I remember as a child I was once heard the mother of a close friend describe a difficult situation they were enduring as, “discipline from the Lord.” This struck me as odd. Up to that point, I hadn’t considered how the Lord may actually use difficult circumstances in our life to “discipline us.” For me, the Lord either wasn’t that involved in our daily life or, if he was, it was always for our good. Yet, as we study the Bible, we realize how God uses difficult circumstances for disciplinary purposes (Heb. 12:7-11). This discipline isn’t for everyone, but for legitimate children of God (v. 8). The ultimate end of these struggles isn’t despair but blessing (v. 11). This is why Paul can look at life’s struggles and conclude “for those who love God all things work together for good” (Rom. 8:28). The difficulty comes in remembering this great truth as we endure trials. We witness all of these themes coming together within the book of Joel.
In Joel, the people of God and the land of God are suffering due to sin (Joel 1:6-8, 10, 17-18, 20). Because of this, the worship of the people of God—which was so central to their social and political life—suffered as well (1:9, 13). The source of this suffering came from a terrible locust hoard which caused devastation and famine in the land (1:4-5). Yet, Joel makes it very clear that, although this was the Lord’s land, all of this suffering came as an act His judgment: “The day of the LORD is near, and as destruction from the Almighty it comes” (Joel 1:15). Some believe the locusts of chapter one is a metaphor for the foreign armies of chapter two (Joel 2:1-3). Either way, the point is made clear: God was acting in judgment against his people for their sin, and the land was suffering for it. The Garden of Eden was made a desolate wasteland (2:3).
What a terrifying thought that the Lord would act in such severe judgment against the people of His heritage (Hos. 3:2). As we read further though, we recognize that these actions aren’t meant for Israel’s extermination but for her redemption:
“’Yet even now,’ declares the Lord,
‘return to me with all your heart,
with fasting, with weeping, and with mourning;
and rend your hearts and not your garments.’
Return to the Lord your God,
for he is gracious and merciful,
slow to anger, and abounding in steadfast love;
and he relents over disaster.”
These trials are disciplinary in nature. They are meant to wake Israel to her sin, so that she will “call a solemn assembly” in which the nation repents (2:15-16). On the other side of this repentance is a wonderful promise:
“Who knows whether he will not turn and relent,
and leave a blessing behind him,
a grain offering and a drink offering
for the Lord your God?”—Joel 2:14
There is this imagery of God walking through the land of Israel in unrelenting judgment, pouring out his wrath on the people and the land. Yet, once the people repent he leaves a “blessing behind him.” This blessing results in the restoration of relationship and worship of the Lord (“a grain and drink offering for the Lord your God”), as well as the redemption of the land (2:21-22), and the happiness and satisfaction of the people (2:19, 26). God’s disciplinary judgment is an avenue of unimaginable blessing and restoration. Similar to a father who must at times discipline his children and direct them in the correct path for their happiness and satisfaction, so the Lord sometimes allows/uses struggles in our life to bring us back to Him.
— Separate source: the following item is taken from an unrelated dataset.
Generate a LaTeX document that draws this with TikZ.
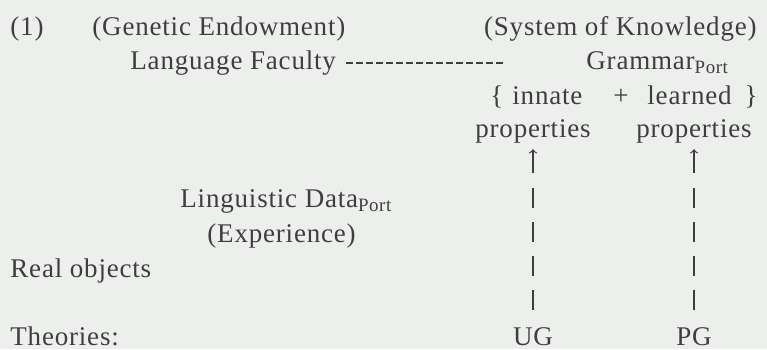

This doesn’t mean that every difficulty you go through is the direct cause of God’s disciplinary purpose. It does mean that we can trust in the inevitable goodness of God’s grace to see us through our darkest hours. It means that, when everything else seems questionable and unstable, we can place our trust in the steadfast love of the Lord (2:13). What joy and hope there is in knowing that we serve a God who, although at times must discipline His children for their good, ultimately desires to leave “a blessing behind Him.”